Far worse, however, is Tengen's port of the 1985 arcade game, Indiana Jones and the Temple of Doom. The original was pretty cool for 1985: it used speech samples from the movie, had fasting moving mine cart action, and plenty of underground caverns and lava pits. In this case, the opposite approach was taken from that of Paperboy and Rampage -- the game was rebuilt almost entirely from scratch. The game now involves running through a series of maze like caverns (made more confusing by the fact that each level screen wraps around both vertically and horizontally) looking for a bunch of hidden map pieces. This wouldn't be so bad, except for a number of flaws, starting with a needlessly confusing control screen. The very first thing you need to do is to start the game,, by pressing the Select button. Not, Start, but Select. From there you'll learn that the jump and attack buttons are reversed from the configuration found in every other NES game. And that you don't jump in the direction Indy is facing. No, you need to hold down the d-pad in the direction you want to jump and then hit the jump button. Otherwise Indy will always jump towards the bottom screen, usually into a lava pit.
A pretty cool game, but who leaves canisters of gasoline lying around next to lava pits?
Beyond the controls, the game offers suffers from a plethora of opaque and illogical rules. Keys are occasionally found -- these can open doors, but not all doors. Doors leading to rooms containing TNT need to be opened using swords. Swords are used to kill enemies (which makes sense,) but also are required to open these special doors (which doesn't.) Guns are also used to kill enemies, but are also needed to find hidden grapple points. These are found by shooting "small skulls," not to be confused with "large skulls," which are something else entirely and can't be shot with the gun. None of this is explained in the game itself, so in order to have any idea what to do, you need to read through the poorly organized and repetitive 14 page manual.
Ok, why is the cavern green?
And to top it all off, the NES Temple of Doom is hideously ugly.
All of this is giving me the impression that US developers in 1988 had no idea how to create a decent console game.
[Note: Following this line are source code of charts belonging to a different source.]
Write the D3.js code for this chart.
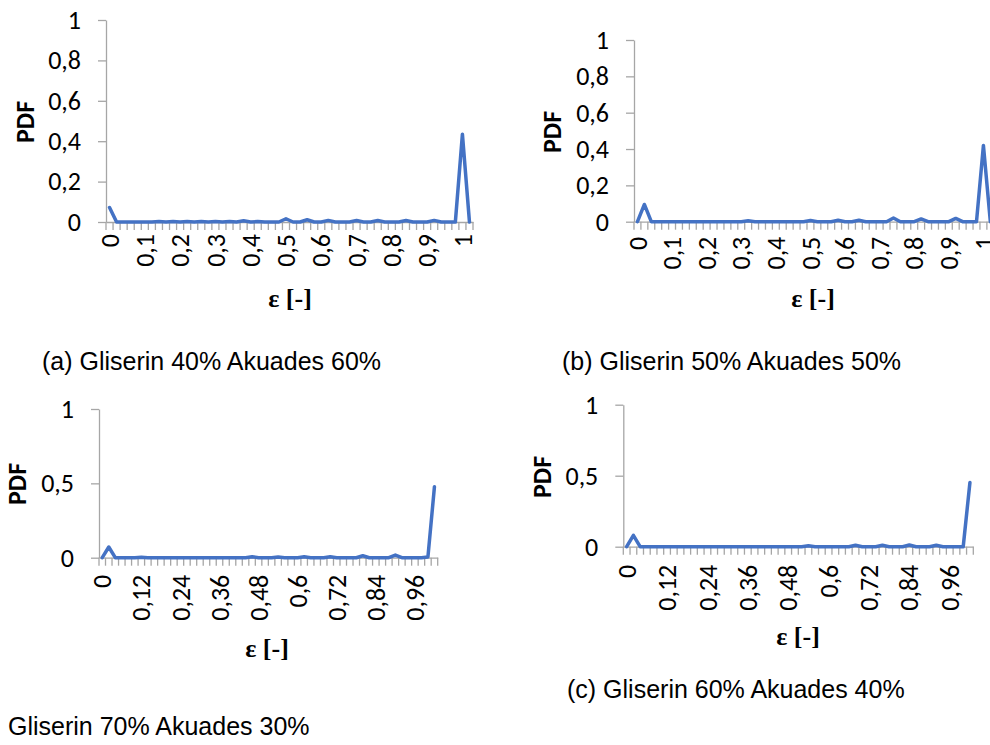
<!DOCTYPE html>
<html>
<head>
<meta charset="utf-8">
<script src="https://cdn.jsdelivr.net/npm/d3@7/dist/d3.min.js"></script>
<style>
  html, body { margin: 0; padding: 0; background: #fff; }
  svg { display: block; }
</style>
</head>
<body>
<svg id="chart" width="990" height="745"></svg>
<script>
// ---- data ----
const categories = ["0","0,02","0,04","0,06","0,08","0,1","0,12","0,14","0,16","0,18",
  "0,2","0,22","0,24","0,26","0,28","0,3","0,32","0,34","0,36","0,38",
  "0,4","0,42","0,44","0,46","0,48","0,5","0,52","0,54","0,56","0,58",
  "0,6","0,62","0,64","0,66","0,68","0,7","0,72","0,74","0,76","0,78",
  "0,8","0,82","0,84","0,86","0,88","0,9","0,92","0,94","0,96","0,98",
  "1","1,02"];

// (a) Gliserin 40% Akuades 60%
const pdfG40 = [0.072,0,0,0,0,0,0,0.002,0,0.002,
  0,0.002,0,0.003,0,0.002,0,0.003,0,0.006,
  0,0.002,0,0,0,0.016,0,0,0.011,0,
  0,0.008,0,0,0,0.007,0,0,0.007,0,
  0,0,0.007,0,0,0,0.008,0,0,0,
  0.435,0];
// (b) Gliserin 50% Akuades 50%
const pdfG50 = [0,0.095,0,0,0,0,0,0,0,0,
  0,0,0,0,0,0,0.005,0,0,0,
  0,0,0,0,0,0.007,0,0,0,0.008,
  0,0,0.008,0,0,0,0,0.02,0,0,
  0,0.015,0,0,0,0,0.018,0,0,0,
  0.42,0];
// Gliserin 70% Akuades 30%
const pdfG70 = [0,0.072,0,0,0,0,0.003,0,0,0,
  0,0,0,0,0,0,0,0,0,0,
  0,0,0,0.006,0,0,0,0.005,0,0,
  0,0.006,0,0,0,0.007,0,0,0,0,
  0.013,0,0,0,0,0.018,0,0,0,0,
  0.005,0.477];
// (c) Gliserin 60% Akuades 40%
const pdfG60 = [0,0.08,0,0,0,0,0,0,0,0,
  0,0,0,0,0,0,0,0,0,0,
  0,0,0,0,0,0,0,0.007,0,0,
  0,0,0,0,0.01,0,0,0,0.01,0,
  0,0,0.012,0,0,0,0.01,0,0,0,
  0,0.452];

const yTicksFine = [0, 0.2, 0.4, 0.6, 0.8, 1];
const yTicksCoarse = [0, 0.5, 1];

const captions = ["(a) Gliserin 40% Akuades 60%", "(b) Gliserin 50% Akuades 50%",
                  "Gliserin 70% Akuades 30%", "(c) Gliserin 60% Akuades 40%"];

// ---- layout (positions/styles) ----
const panels = [
  { values: pdfG40, yTicks: yTicksFine, every: 5, x0: 106, x1: 473, yb: 222, yt: 20, gap: 12,
    pdf: [25, 122], title: [290, 307], cap: [42, 370], caption: captions[0] },
  { values: pdfG50, yTicks: yTicksFine, every: 5, x0: 634, x1: 993.8, yb: 221.7, yt: 40, gap: 15,
    pdf: [552, 132], title: [813, 307], cap: [562, 370], caption: captions[1] },
  { values: pdfG70, yTicks: yTicksCoarse, every: 6, x0: 99, x1: 437.7, yb: 557.7, yt: 409, gap: 17,
    pdf: [17, 484], title: [267, 657], cap: [8, 735], caption: captions[2] },
  { values: pdfG60, yTicks: yTicksCoarse, every: 6, x0: 623.3, x1: 973.3, yb: 546.7, yt: 404.7, gap: 18,
    pdf: [542, 477], title: [798, 645], cap: [567, 698], caption: captions[3] }
];

const AXIS = "#a6a6a6";
const LINE = "#4472C4";
const TICKFONT = "Carlito, Lato, 'Open Sans', sans-serif";

const svg = d3.select("#chart");
const fmt = v => String(v).replace(".", ",");

panels.forEach(p => {
  const g = svg.append("g");
  const x = d3.scaleBand().domain(categories).range([p.x0, p.x1]).padding(0);
  const y = d3.scaleLinear().domain([0, 1]).range([p.yb, p.yt]);
  const bw = x.bandwidth();

  // Y axis
  const ya = g.append("g").attr("transform", `translate(${p.x0},0)`)
    .call(d3.axisLeft(y).tickValues(p.yTicks).tickFormat(fmt).tickSize(8).tickPadding(17).tickSizeOuter(0));
  ya.select(".domain").attr("stroke", AXIS).attr("stroke-width", 1.3);
  ya.selectAll(".tick line").attr("stroke", AXIS).attr("stroke-width", 1.3);
  ya.selectAll(".tick text").attr("fill", "#000").style("font-family", TICKFONT).style("font-size", "26px");

  // X axis
  const labelCats = categories.filter((c, i) => i % p.every === 0);
  const xa = g.append("g").attr("transform", `translate(0,${p.yb})`)
    .call(d3.axisBottom(x).tickValues(labelCats).tickSize(0).tickSizeOuter(0));
  xa.select(".domain").attr("stroke", AXIS).attr("stroke-width", 1.3);
  xa.selectAll(".tick text")
    .attr("fill", "#000")
    .attr("y", 0).attr("x", -p.gap).attr("dy", "0.35em")
    .attr("transform", "rotate(-90)")
    .style("text-anchor", "end")
    .style("font-family", TICKFONT).style("font-size", "26px");

  // category boundary tick marks
  const bounds = categories.map(c => x(c)).concat([x.range()[1]]);
  xa.append("g").selectAll("line").data(bounds).join("line")
    .attr("x1", d => d).attr("x2", d => d).attr("y1", 0).attr("y2", 8)
    .attr("stroke", AXIS).attr("stroke-width", 1.3);

  // line
  const line = d3.line().x((d, i) => x(categories[i]) + bw / 2).y(d => y(d));
  g.append("path").datum(p.values).attr("d", line)
    .attr("fill", "none").attr("stroke", LINE).attr("stroke-width", 3.5)
    .attr("stroke-linejoin", "round").attr("stroke-linecap", "round");

  // axis titles
  g.append("text").text("PDF")
    .attr("transform", `translate(${p.pdf[0]},${p.pdf[1]}) rotate(-90)`)
    .attr("text-anchor", "middle").attr("dy", "0.35em")
    .style("font-family", TICKFONT).style("font-weight", "bold").style("font-size", "26px");
  g.append("text").text("ε [-]")
    .attr("x", p.title[0]).attr("y", p.title[1]).attr("text-anchor", "middle")
    .style("font-family", "'Liberation Serif', serif").style("font-weight", "bold").style("font-size", "26px");

  // caption
  g.append("text").text(p.caption)
    .attr("x", p.cap[0]).attr("y", p.cap[1])
    .style("font-family", "'Liberation Sans', Arial, sans-serif").style("font-size", "25px");
});
</script>
</body>
</html>
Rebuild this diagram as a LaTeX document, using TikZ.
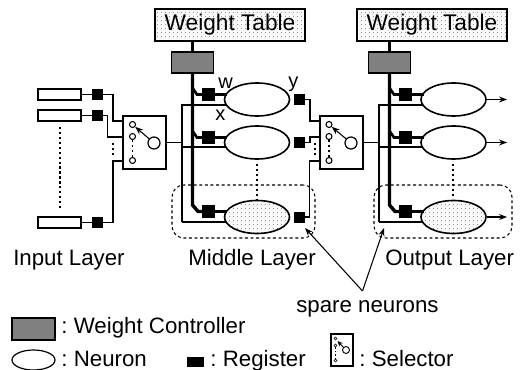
\documentclass[tikz,border=0pt]{standalone}
\usepackage{fontspec}
\setmainfont{Liberation Sans}
\usetikzlibrary{patterns,arrows.meta,shapes.geometric,calc}
\def\u{0.75pt}
\pgfdeclarepatternformonly{sparsedots}{\pgfqpoint{-0.5pt}{-0.5pt}}{\pgfqpoint{2.5pt}{2.5pt}}{\pgfqpoint{3pt}{3pt}}{%
  \pgfpathrectangle{\pgfqpoint{0pt}{0pt}}{\pgfqpoint{0.75pt}{0.75pt}}%
  \pgfpathrectangle{\pgfqpoint{1.5pt}{1.5pt}}{\pgfqpoint{0.75pt}{0.75pt}}%
  \pgfusepath{fill}}
\tikzset{
  x=0.75pt,y=-0.75pt,
  lab/.style={inner sep=0pt,anchor=base west,font=\fontsize{16.7pt}{18pt}\selectfont},
  smalllab/.style={inner sep=0pt,anchor=base west,font=\fontsize{15pt}{17pt}\selectfont},
  table/.style={draw,line width=1.2pt,minimum width=150*\u,minimum height=32*\u,inner sep=0pt,pattern=sparsedots,pattern color=gray!90,font=\fontsize{17pt}{18pt}\selectfont},
  ctrl/.style={draw,line width=1.3pt,minimum width=42*\u,minimum height=21*\u,inner sep=0pt,fill=black!50},
  inrect/.style={draw,line width=1.2pt,fill=white,minimum width=43*\u,minimum height=11*\u,inner sep=0pt},
  regsmall/.style={draw=black,fill=black,minimum width=10*\u,minimum height=10*\u,inner sep=0pt},
  regbig/.style={draw=black,fill=black,minimum width=12*\u,minimum height=12*\u,inner sep=0pt},
  neuron/.style={draw,ellipse,line width=1.2pt,fill=white,minimum width=65*\u,minimum height=33*\u,inner sep=0pt},
  spareneuron/.style={neuron,pattern=sparsedots,pattern color=gray!90},
  selbox/.style={draw,line width=1.3pt,fill=white,minimum width=43*\u,minimum height=53*\u,inner sep=0pt},
  port/.style={draw,circle,line width=0.8pt,fill=white,minimum size=6*\u,inner sep=0pt},
  hub/.style={draw,circle,line width=0.9pt,fill=white,minimum size=12*\u,inner sep=0pt},
  wire/.style={line width=0.8pt},
  bus/.style={line width=2.6pt},
  dotline/.style={line width=1.3pt,dash pattern=on 1.7pt off 2pt},
  sparebox/.style={draw,line width=0.8pt,dash pattern=on 2.2pt off 2pt,rounded corners=9pt},
  tip/.style={-{Stealth[length=6pt,width=4.5pt]}},
}
\begin{document}
\begin{tikzpicture}
\useasboundingbox (0,0) rectangle (523,370);

% dashed groups
\node[sparebox,minimum width=143*\u,minimum height=53*\u] (gm) at (243.5,211.5) {};
\node[sparebox,minimum width=138*\u,minimum height=53*\u] (go) at (443,211.5) {};

% tables and controllers
\node[table] (t1) at (230,25) {Weight Table};
\node[table] (t2) at (432,25) {Weight Table};
\node[ctrl] (c1) at (192.5,62.5) {};
\node[ctrl] (c2) at (389.5,62.5) {};

% input layer
\node[inrect] (i1) at (59.5,94.5) {};
\node[inrect] (i2) at (59.5,115.5) {};
\node[inrect] (i3) at (59.5,222.5) {};
\node[regsmall] (ir1) at (97,94.5) {};
\node[regsmall] (ir2) at (97,115.5) {};
\node[regsmall] (ir3) at (97,222.5) {};
\draw[wire] (i1) -- (ir1);
\draw[wire] (i2) -- (ir2);
\draw[wire] (i3) -- (ir3);
\coordinate (i1top) at (60,127);
\coordinate (i1bot) at (60,209);
\draw[dotline] (i1top) -- (i1bot);

% selectors
\node[selbox] (s1) at (144.5,142.5) {};
\node[selbox] (s2) at (341.5,142.5) {};
\coordinate (b1) at (182,142.5);
\coordinate (b2) at (379,142.5);

% wires into selector 1
\coordinate (s1a) at (123,121);
\coordinate (s1b) at (123,137);
\coordinate (s1c) at (123,161);
\draw[wire] (ir1.east) -- (113,94.5) |- (s1a);
\draw[wire] (ir2.east) -- (107.5,115.5) |- (s1b);
\draw[wire] (ir3.east) -- (113,222.5) |- (s1c);
\coordinate (d1a) at (113,143);
\coordinate (d1b) at (113,156);
\draw[dotline] (d1a) -- (d1b);

% middle layer
\node[neuron] (n1) at (257,99.5) {};
\node[neuron] (n2) at (257,142.5) {};
\node[spareneuron] (n3) at (257,217) {};
\node[regbig] (r1) at (208.5,94.5) {};
\node[regbig] (r2) at (208.5,137.5) {};
\node[regbig] (r3) at (208.5,211.5) {};
\node[regsmall] (o1) at (299,99.5) {};
\node[regsmall] (o2) at (299,142.5) {};
\node[regsmall] (o3) at (299,217) {};
\draw[wire] (s1.east |- b1) -- (b1);
\draw[wire] (182,222) -- (182,105) -- (226,105);
\draw[wire] (182,147) -- (226,147);
\draw[wire] (182,222) -- (226,222);
\draw[bus] (c1.north |- t1.south) -- (c1.north);
\draw[bus] (c1.south) -- (192.5,205) -- (198,211.5) -- (r3.west);
\draw[bus,line width=2pt] (192.5,88) -- (197,94.5) -- (r1.west);
\draw[bus,line width=2pt] (192.5,131) -- (197,137.5) -- (r2.west);
\draw[line width=1.8pt] (r1.east) -- (227,94.5);
\draw[line width=1.8pt] (r2.east) -- (227,137.5);
\draw[line width=1.8pt] (r3.east) -- (227,211.5);
\coordinate (dm1) at (257,164);
\coordinate (dm2) at (257,199);
\draw[dotline] (dm1) -- (dm2);

% wires into selector 2
\coordinate (s2a) at (320,121);
\coordinate (s2b) at (320,137);
\coordinate (s2c) at (320,161);
\draw[wire] (o1.east) -- (310,99.5) |- (s2a);
\draw[wire] (o2.east) -- (310,142.5) |- (s2b);
\draw[wire] (o3.east) -- (309.5,217) |- (s2c);
\coordinate (d2a) at (315,143);
\coordinate (d2b) at (315,156);
\draw[dotline] (d2a) -- (d2b);

% output layer
\node[neuron] (m1) at (453.5,99.5) {};
\node[neuron] (m2) at (453.5,142.5) {};
\node[spareneuron] (m3) at (453.5,217) {};
\node[regbig] (q1) at (405.5,94.5) {};
\node[regbig] (q2) at (405.5,137.5) {};
\node[regbig] (q3) at (405.5,211.5) {};
\draw[wire] (s2.east |- b2) -- (b2);
\draw[wire] (379,222) -- (379,105) -- (423,105);
\draw[wire] (379,147) -- (423,147);
\draw[wire] (379,222) -- (423,222);
\draw[bus] (c2.north |- t2.south) -- (c2.north);
\draw[bus] (c2.south) -- (389.5,205) -- (395,211.5) -- (q3.west);
\draw[bus,line width=2pt] (389.5,88) -- (394,94.5) -- (q1.west);
\draw[bus,line width=2pt] (389.5,131) -- (394,137.5) -- (q2.west);
\draw[line width=1.8pt] (q1.east) -- (424,94.5);
\draw[line width=1.8pt] (q2.east) -- (424,137.5);
\draw[line width=1.8pt] (q3.east) -- (424,211.5);
\coordinate (e1) at (507,99.5);
\coordinate (e2) at (507,142.5);
\coordinate (e3) at (507,217);
\draw[wire,tip] (m1.east) -- (e1);
\draw[wire,tip] (m2.east) -- (e2);
\draw[wire,tip] (m3.east) -- (e3);
\coordinate (do1) at (453,164);
\coordinate (do2) at (453,198);
\draw[dotline] (do1) -- (do2);

% selector interiors
\node[port] (p1a) at (132.5,124.5) {};
\node[port] (p1b) at (132.5,136.5) {};
\node[port] (p1c) at (132.5,160.5) {};
\node[hub] (h1) at (154,143) {};
\draw[dotline] (p1b) -- (p1c);
\draw[wire,tip] (h1) -- (p1a);
\node[port] (p2a) at (329,124.5) {};
\node[port] (p2b) at (329,136.5) {};
\node[port] (p2c) at (329,160.5) {};
\node[hub] (h2) at (351,143) {};
\draw[dotline] (p2b) -- (p2c);
\draw[wire,tip] (h2) -- (p2a);

% labels
\node[smalllab] (lw) at (218,89) {w};
\node[smalllab] (lx) at (215,121) {x};
\node[smalllab] (ly) at (288,88) {y};
\node[lab] (li) at (13,265) {Input Layer};
\node[lab] (lm) at (188,265) {Middle Layer};
\node[lab] (lo) at (385,265) {Output Layer};
\node[lab] (ls) at (296,312) {spare neurons};
\coordinate (apex) at (362.5,291);
\coordinate (tipa) at (305,228);
\coordinate (tipb) at (384,228);
\draw[wire,tip] (apex) -- (tipa);
\draw[wire,tip] (apex) -- (tipb);

% legend
\node[ctrl,minimum width=43*\u,minimum height=22*\u,line width=0.9pt] (kc) at (33.5,329) {};
\node[lab] (kct) at (61,333) {:\kern4.8pt Weight Controller};
\node[neuron,minimum width=43*\u,minimum height=20*\u,line width=0.9pt] (kn) at (33.5,360) {};
\node[lab] (knt) at (61,366) {:\kern4.8pt Neuron};
\node[draw=black,fill=black,minimum width=16*\u,minimum height=9*\u,inner sep=0pt] (kr) at (195,361.5) {};
\node[lab] (krt) at (210,366) {:\kern4.8pt Register};
\node[draw,line width=0.9pt,fill=white,minimum width=22*\u,minimum height=32*\u,inner sep=0pt] (ks) at (342,350) {};
\node[port,minimum size=3*\u,line width=0.5pt] (ksa) at (335.5,338.5) {};
\node[port,minimum size=3*\u,line width=0.5pt] (ksb) at (335.5,345.5) {};
\node[port,minimum size=3*\u,line width=0.5pt] (ksc) at (335.5,360.5) {};
\node[port,minimum size=7*\u,line width=0.7pt] (ksh) at (346,350) {};
\draw[line width=0.9pt,dash pattern=on 1.2pt off 1.4pt] (ksb) -- (ksc);
\draw[line width=0.7pt,-{Stealth[length=4pt,width=3.5pt]}] (ksh) -- (337.5,341);
\node[lab] (kst) at (359,366) {:\kern4.8pt Selector};
\end{tikzpicture}
\end{document}
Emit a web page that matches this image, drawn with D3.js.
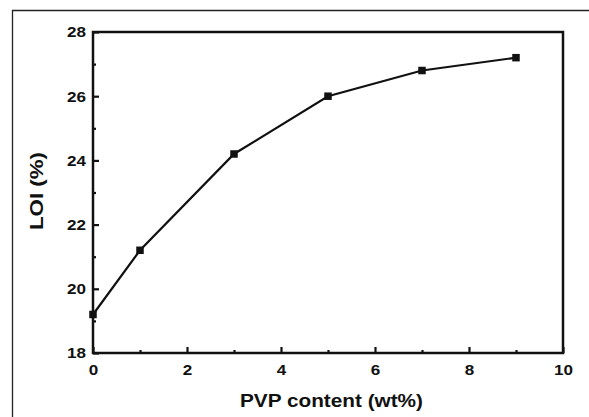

Certainly I've seen no NES games from any Western publisher that comes close to the stuff being produced by Capcom, Konami, Nintendo, et al at this time. One major issue seems to be an over reliance on crappy arcade ports, usually of games a few years old and that have already been ported to every other system known to man before reaching the NES.
Nowadays, of course, US publishers dominate the US console game market, but in 1988 they made a pretty sad showing.